Une société fragmentée
Les opposants à Erdogan trouvent donc refuge en Grèce, chez leur voisine, ennemie héréditaire, peu à peu, mais certains depuis longtemps, les Kurdes de Turquie en tête, persécutés depuis des décennies. Youssouf Ozdemir est un des activistes qui défend la cause kurde. Il vit en Grèce depuis cinq ans. « Je ne peux plus retourner en Turquie, mon nom a été inscrit sur la liste des personnes à arrêter », précise ce photographe et écrivain. Il a neuf autres frères : aucun ne vit dans la région kurde, ni en Turquie. « Depuis la prise d’Afrin, le nombre de Kurdes qui vivent en Grèce augmente. Mais la plupart ne souhaitent pas rester en Grèce. Pour eux, ce pays est un point de passage avant de rejoindre d’autres pays européens », souligne-t-il.

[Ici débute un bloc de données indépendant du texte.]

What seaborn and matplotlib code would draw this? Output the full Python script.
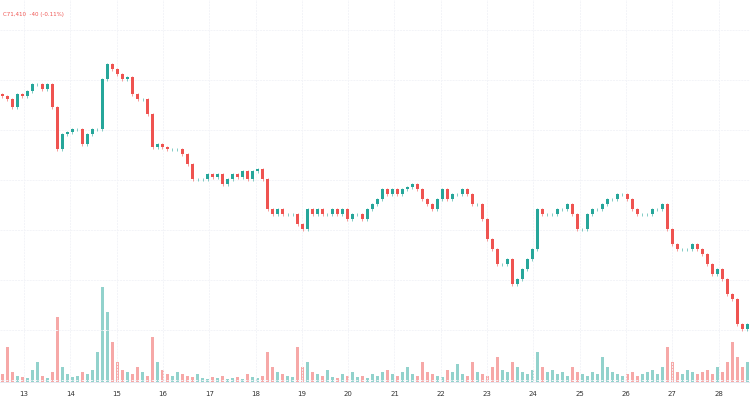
import numpy as np
import pandas as pd
import seaborn as sns
import matplotlib.pyplot as plt

closes = [97, 100, 108, 95, 97, 92, 85, 85, 90, 85, 108, 150, 135, 133, 130, 130, 145, 135, 130, 130,
          80, 65, 70, 75, 80, 78, 95, 100, 100, 115, 148, 145, 148, 150, 150, 150, 155, 165, 180, 180,
          180, 175, 178, 175, 185, 180, 175, 178, 172, 180, 172, 170, 180, 210, 215, 210, 215, 215, 215, 225,
          230, 210, 215, 210, 215, 215, 210, 215, 210, 220, 215, 215, 220, 210, 205, 200, 190, 195, 190, 195,
          190, 188, 185, 190, 200, 205, 210, 200, 190, 200, 195, 195, 190, 195, 205, 205, 220, 240, 250, 265,
          265, 260, 285, 280, 270, 260, 250, 210, 215, 215, 215, 210, 210, 205, 215, 230, 230, 215, 210, 210,
          205, 200, 200, 195, 195, 200, 210, 215, 215, 215, 210, 210, 205, 230, 245, 250, 250, 250, 245, 250,
          255, 265, 275, 270, 280, 295, 300, 325, 330, 325, 330, 340, 335]
closes = [71410 + (335 - y) * 10 for y in closes]
volumes = [8, 35, 10, 6, 5, 4, 12, 20, 6, 4, 10, 65, 15, 8, 5, 6, 10, 8, 12, 30,
           95, 70, 40, 20, 12, 10, 8, 15, 10, 6, 45, 20, 12, 8, 6, 10, 8, 6, 5, 8,
           4, 3, 5, 4, 6, 3, 4, 5, 3, 8, 5, 4, 6, 30, 15, 10, 8, 6, 5, 35,
           15, 20, 10, 8, 6, 12, 5, 4, 8, 6, 10, 5, 6, 4, 8, 6, 10, 12, 8, 6,
           10, 15, 8, 6, 20, 10, 8, 6, 5, 12, 10, 18, 8, 6, 20, 10, 8, 6, 15, 25,
           12, 10, 20, 15, 10, 8, 12, 30, 15, 10, 12, 8, 10, 6, 15, 10, 8, 6, 10, 8,
           25, 15, 10, 8, 6, 8, 10, 6, 8, 10, 12, 8, 15, 35, 20, 10, 8, 12, 10, 8,
           10, 12, 8, 15, 10, 20, 40, 25, 15, 20, 15, 45, 20]
start_day = 12.48
step_days = 5 / 46.3
tick_days = list(range(13, 29))

df = pd.DataFrame({"close": closes, "volume": volumes})
df["open"] = df["close"].shift(1).fillna(df["close"].iloc[0] + 20)
df["high"] = df[["open", "close"]].max(axis=1) + 15
df["low"] = df[["open", "close"]].min(axis=1) - 15
df["t"] = start_day + step_days * (np.arange(len(df)) + 0.5)
df["up"] = df["close"] >= df["open"]

sns.set_theme(style="white")
fig = plt.figure(figsize=(7.5, 4.1), dpi=100)
ax = fig.add_axes([0, 27 / 410, 1, 383 / 410])
vax = ax.twinx()

green, red = "#26a69a", "#ef5350"
colors = np.where(df["up"], green, red)

vax.bar(df["t"], df["volume"], width=step_days * 0.7, color=colors, alpha=0.5, linewidth=0)
vax.set_ylim(0, max(volumes) * 383 / 95)
vax.set_yticks([])

ax.vlines(df["t"], df["low"], df["high"], colors=colors, linewidth=0.5, alpha=0.8)
ax.bar(df["t"], (df["close"] - df["open"]).abs().clip(lower=4), bottom=df[["open", "close"]].min(axis=1),
       width=step_days * 0.5, color=colors, linewidth=0)
ax.set_zorder(vax.get_zorder() + 1)
ax.patch.set_visible(False)

ax.set_xlim(start_day, start_day + 750 / 46.3)
ax.set_ylim(71410 - 48 * 10, 71410 + 335 * 10)
ax.set_xticks(tick_days)
ax.set_xticklabels([str(d) for d in tick_days], fontsize=5, color="#333333")
ax.tick_params(axis="x", length=0, pad=6)
ax.set_yticks(np.arange(70950, 74800, 500))
ax.set_yticklabels([])
ax.tick_params(axis="y", length=0)
ax.grid(True, color="#f3f4f8", linewidth=0.7, linestyle=(0, (2, 1)))
for s in ax.spines.values():
    s.set_visible(False)
for s in vax.spines.values():
    s.set_visible(False)
ax.spines["bottom"].set_visible(True)
ax.spines["bottom"].set_color("#e0e3eb")
ax.spines["bottom"].set_linewidth(0.6)

fig.text(0.004, 0.965, "C71,410  -40 (-0.11%)", fontsize=4, color=red, va="center")

fig.savefig("out.png", dpi=100)
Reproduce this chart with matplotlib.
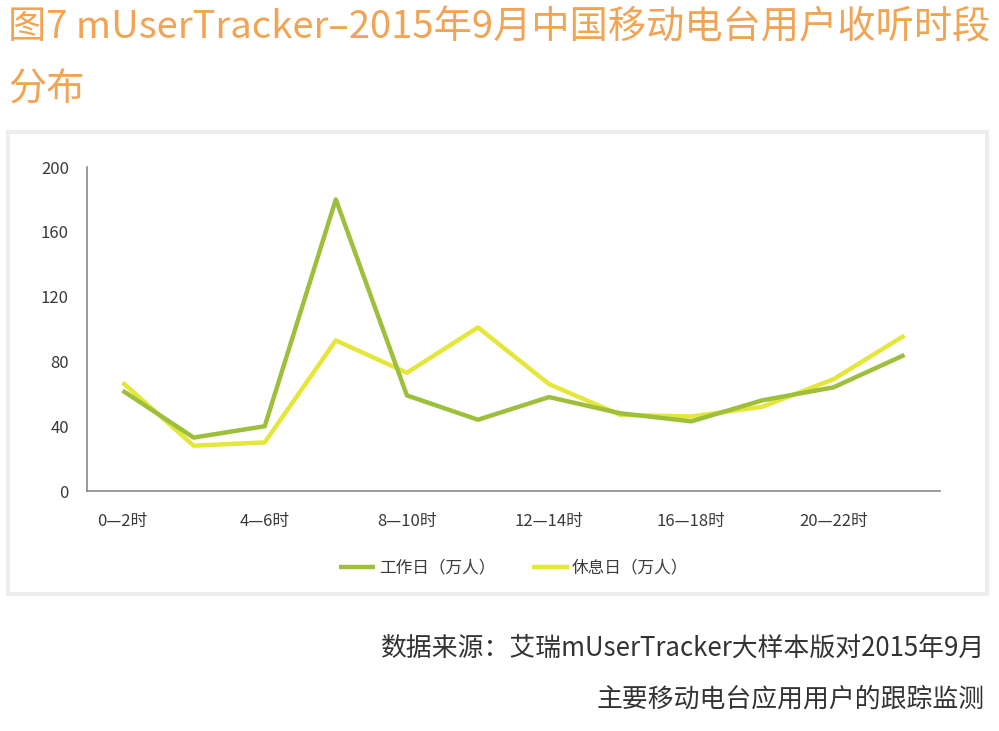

Ceux qui demeurent installés en Grèce sont-ils en train de fomenter la rébellion ? Certains éléments pourraient le laisser penser. Ainsi, à Athènes comme à Thessalonique, les Turcs récemment arrivés, essentiellement gülenistes, habitent souvent les mêmes quartiers, fréquentent les mêmes cafés, les mêmes parcs et les mêmes écoles de langue. Des observateurs supposent qu’ils perçoivent des aides de l’association de solidarité qui appartient à leur mouvement. Mais, comme le rappelle Ragip Duran, « ils ne sont pas constitués en partis ; ils sont une ONG ». Même les tentatives de s’organiser en association, en Grèce, semblent échouer. Sabahattin Toprak en sait quelque chose. Professeur d’anglais de 40 ans vivant à Thessalonique, il a essayé de créer une association de réfugiés turcs. Il a vite renoncé. « Même ici, mes amis subissaient une pression », affirme-t-il, sans vouloir détailler. Entre eux, ils parlent d’ailleurs rarement politique. Tous craignent le MIT, le puissant service secret turc. Quant à Youssouf Ozdemir, le représentant des Kurdes, il précise : « Nous n’avons aucune discussion avec les gülenistes. » Bref, il semble que les Turcs aient importé avec eux en terre hellène la fragmentation de leur société.
Pendant ce temps, Recep Tayyip Erdogan flatte le nationalisme turc pour se faire réélire dans un pays où l’opposition est sans cesse plus cadenassée ou en exil. Et divisée. * Les prénoms ont été changés à la demande des interlocuteurs.